6/10
Today Oldham, Tomorrow the World
26 February 2010
Warning: Spoilers
A flawed film, but still interesting and worth watching.

Faults first. The film is adapted from a play and it shows. Things that the audience will accept in the theatre don't work in the cinema- the absence of a plot; the emphasis and dependence on words- all of the characters are powerfully- magnificently- eloquent, even when it contradicts their personae; the fact that the actors are all obviously too old for the characters they play- actors in their thirties playing people in their late teens or early twenties.

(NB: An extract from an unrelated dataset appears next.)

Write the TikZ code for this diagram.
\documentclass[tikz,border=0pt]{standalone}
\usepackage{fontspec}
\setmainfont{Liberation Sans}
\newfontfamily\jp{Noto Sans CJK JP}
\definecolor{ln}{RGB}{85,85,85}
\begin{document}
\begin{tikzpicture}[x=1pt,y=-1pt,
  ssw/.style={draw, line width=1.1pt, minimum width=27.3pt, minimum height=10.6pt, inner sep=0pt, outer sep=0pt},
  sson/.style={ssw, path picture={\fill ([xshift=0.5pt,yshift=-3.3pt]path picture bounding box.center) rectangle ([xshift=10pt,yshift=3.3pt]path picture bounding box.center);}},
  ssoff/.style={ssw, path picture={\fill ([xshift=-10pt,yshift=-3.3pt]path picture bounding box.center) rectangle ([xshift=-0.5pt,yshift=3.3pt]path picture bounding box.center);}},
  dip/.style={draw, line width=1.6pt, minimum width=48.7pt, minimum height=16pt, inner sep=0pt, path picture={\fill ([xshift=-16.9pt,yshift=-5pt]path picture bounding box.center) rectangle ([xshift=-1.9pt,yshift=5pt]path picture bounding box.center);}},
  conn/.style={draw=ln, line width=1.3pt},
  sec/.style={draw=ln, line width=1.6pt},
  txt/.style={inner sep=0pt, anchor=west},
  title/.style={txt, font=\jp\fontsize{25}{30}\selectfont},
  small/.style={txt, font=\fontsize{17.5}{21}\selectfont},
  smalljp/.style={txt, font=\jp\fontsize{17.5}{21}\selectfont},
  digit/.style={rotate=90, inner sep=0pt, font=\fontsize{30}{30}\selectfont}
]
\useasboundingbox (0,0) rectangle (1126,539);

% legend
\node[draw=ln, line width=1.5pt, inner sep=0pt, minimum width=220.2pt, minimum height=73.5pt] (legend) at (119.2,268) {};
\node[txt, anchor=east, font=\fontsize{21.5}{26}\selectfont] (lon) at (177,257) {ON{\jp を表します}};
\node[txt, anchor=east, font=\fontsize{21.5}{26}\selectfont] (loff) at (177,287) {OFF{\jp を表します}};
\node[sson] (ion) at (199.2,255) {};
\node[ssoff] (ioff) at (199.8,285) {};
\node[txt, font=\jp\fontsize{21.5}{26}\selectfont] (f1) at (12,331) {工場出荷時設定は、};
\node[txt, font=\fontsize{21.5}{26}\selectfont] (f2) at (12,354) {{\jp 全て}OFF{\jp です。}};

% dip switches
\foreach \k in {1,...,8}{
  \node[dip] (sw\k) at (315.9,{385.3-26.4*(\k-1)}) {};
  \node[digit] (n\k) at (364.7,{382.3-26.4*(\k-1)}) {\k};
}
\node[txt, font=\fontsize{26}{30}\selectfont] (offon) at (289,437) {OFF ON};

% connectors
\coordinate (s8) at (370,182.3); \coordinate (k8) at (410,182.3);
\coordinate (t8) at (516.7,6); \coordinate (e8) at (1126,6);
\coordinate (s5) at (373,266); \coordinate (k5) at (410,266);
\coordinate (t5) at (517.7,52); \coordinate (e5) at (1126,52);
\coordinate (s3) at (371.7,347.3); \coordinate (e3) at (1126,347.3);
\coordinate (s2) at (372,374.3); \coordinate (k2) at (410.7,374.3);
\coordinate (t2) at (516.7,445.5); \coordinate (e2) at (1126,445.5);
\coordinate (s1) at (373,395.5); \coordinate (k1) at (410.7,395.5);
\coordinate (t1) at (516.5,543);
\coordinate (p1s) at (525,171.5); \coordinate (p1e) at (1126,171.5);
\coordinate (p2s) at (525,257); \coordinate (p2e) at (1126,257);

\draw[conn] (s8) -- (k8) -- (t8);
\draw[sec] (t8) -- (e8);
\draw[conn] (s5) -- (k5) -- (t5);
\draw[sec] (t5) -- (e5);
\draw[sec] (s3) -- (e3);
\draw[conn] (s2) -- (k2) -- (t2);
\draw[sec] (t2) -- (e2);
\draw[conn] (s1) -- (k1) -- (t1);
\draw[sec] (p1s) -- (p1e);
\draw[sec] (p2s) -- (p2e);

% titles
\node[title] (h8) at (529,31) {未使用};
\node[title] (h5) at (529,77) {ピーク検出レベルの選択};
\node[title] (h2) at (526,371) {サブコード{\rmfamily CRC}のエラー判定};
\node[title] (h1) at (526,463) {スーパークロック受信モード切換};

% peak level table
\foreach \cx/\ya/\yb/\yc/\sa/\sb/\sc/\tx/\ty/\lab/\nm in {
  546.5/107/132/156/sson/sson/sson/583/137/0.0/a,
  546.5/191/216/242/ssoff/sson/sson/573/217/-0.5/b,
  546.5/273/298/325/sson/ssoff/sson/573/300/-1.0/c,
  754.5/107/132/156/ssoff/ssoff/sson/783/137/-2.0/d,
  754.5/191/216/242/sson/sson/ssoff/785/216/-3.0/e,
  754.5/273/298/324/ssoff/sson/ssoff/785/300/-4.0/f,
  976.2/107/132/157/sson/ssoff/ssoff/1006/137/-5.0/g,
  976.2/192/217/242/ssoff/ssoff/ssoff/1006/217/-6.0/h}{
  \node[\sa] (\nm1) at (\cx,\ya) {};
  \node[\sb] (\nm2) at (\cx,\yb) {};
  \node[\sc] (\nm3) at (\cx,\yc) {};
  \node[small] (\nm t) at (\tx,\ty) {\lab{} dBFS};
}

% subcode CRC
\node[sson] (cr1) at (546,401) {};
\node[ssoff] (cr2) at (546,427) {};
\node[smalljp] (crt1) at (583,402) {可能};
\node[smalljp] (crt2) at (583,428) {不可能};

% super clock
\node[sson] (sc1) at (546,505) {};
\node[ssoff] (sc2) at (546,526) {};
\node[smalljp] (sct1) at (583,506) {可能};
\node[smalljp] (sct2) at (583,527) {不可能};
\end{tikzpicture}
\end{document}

Paradoxically, some of the most interesting aspects of the film derive from those flaws- there is little pretence of realism, so Malcolm Scrawdyke's speech to his (three) followers inspires invisible masses to frenzied cheers, drably realistic townscapes have unrealistic sound-backgrounds, fantasies of revenge and persecution are deliberately played as comic and unnatural grotesqueries, so we can see Scrawdyke as potentially dangerous as well as genuinely comic while remaining detached. Only the attack on Anne at the end is realistically- and deliberately nastily- depicted. The other male characters are unnatural but convincing- fine acting makes us suspend our disbelief and accept these absurd beings as real in the film. Indeed, Dennis Nipple- played by David Warner- moves from a two-dimensional autistic parody to a moral core in the film as the only one who can distinguish between reality and fantasy, games and crime, and who has to be "tried" and "killed" because he can accept his death by ostracism and still know there is a world elsewhere he can go to. He is Malcolm's rival as a rhetorician and so must go.

In short, if you look for the conventional virtues of a film, you will be disappointed, but if you are willing to accept the unexpected you will find qualities not many films have, qualities worth watching for and enjoying.